T. Byram Karasu, M.D. recently wrote for Psychology Today; ‘Psychological Vulnerability is a gentle strength. God wants you to say: “I am glad to boast about my weaknesses.” (2 Cor. 12:9) If you gain gentle strength, there will be no adversities in life but multifaceted manifestations of love and mystery. Your soul is seen only through your vulnerability, and the depth of your vulnerability corresponds to the depth of your innocence, your trustworthiness, and your compassion for other beings. At this level of vulnerability, you are fortified with the strength of God.

When you lose your ability to be vulnerable to others, everything you do becomes calculated. Even love and sex become items to be consumed rather than lived and shared.

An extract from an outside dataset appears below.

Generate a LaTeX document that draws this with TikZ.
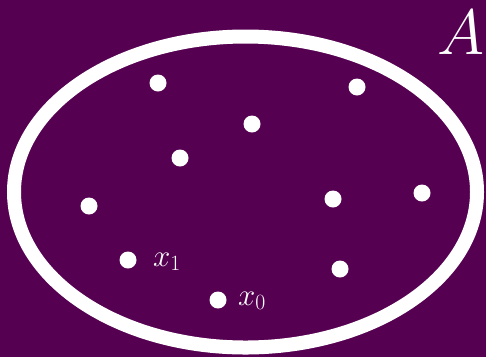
\RequirePackage{fix-cm}
\documentclass[tikz,border=0pt]{standalone}
\usepackage{xcolor}
\usepackage{tikz}
\usetikzlibrary{positioning}

\definecolor{setpurple}{RGB}{86,0,82}

\begin{document}
\begin{tikzpicture}[
  x=1pt, y=-1pt,
  elem/.style={circle, fill=white, minimum size=17pt, inner sep=0pt},
  lbl/.style={text=white, anchor=base west, inner sep=0pt, font=\fontsize{31}{36}\selectfont},
  setname/.style={text=white, anchor=base west, inner sep=0pt, font=\fontsize{64}{72}\selectfont}
]
\fill[setpurple] (0,0) rectangle (486,357);
\useasboundingbox (0,0) rectangle (486,357);
% the set
\draw[white, line width=14pt] (245.5,192) ellipse [x radius=231.5, y radius=155.5];
\node[setname] (name) at (437,54) {$A$};
% elements
\node[elem] (p1) at (158,83) {};
\node[elem] (p2) at (357,87) {};
\node[elem] (p3) at (252,124) {};
\node[elem] (p4) at (180,158) {};
\node[elem] (p5) at (89,206) {};
\node[elem] (p6) at (333,199) {};
\node[elem] (p7) at (422,193) {};
\node[elem] (p8) at (128,260) {};
\node[elem] (p9) at (340,269) {};
\node[elem] (p10) at (218,300) {};
\node[lbl] (l1) at (153,266) {$x_1$};
\node[lbl] (l0) at (238,305) {$x_0$};
\end{tikzpicture}
\end{document}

The invulnerable person can’t be happy even in small ways’. At Cherrywood House, we keep a sharp eye on those who find themselves first entering treatment, and especially on those who are emerging out of detox, because this Psychological Vulnerability is an inescapable facet of the transition between active addiction, medication detox, and the required state of early recovery where treatment must begin.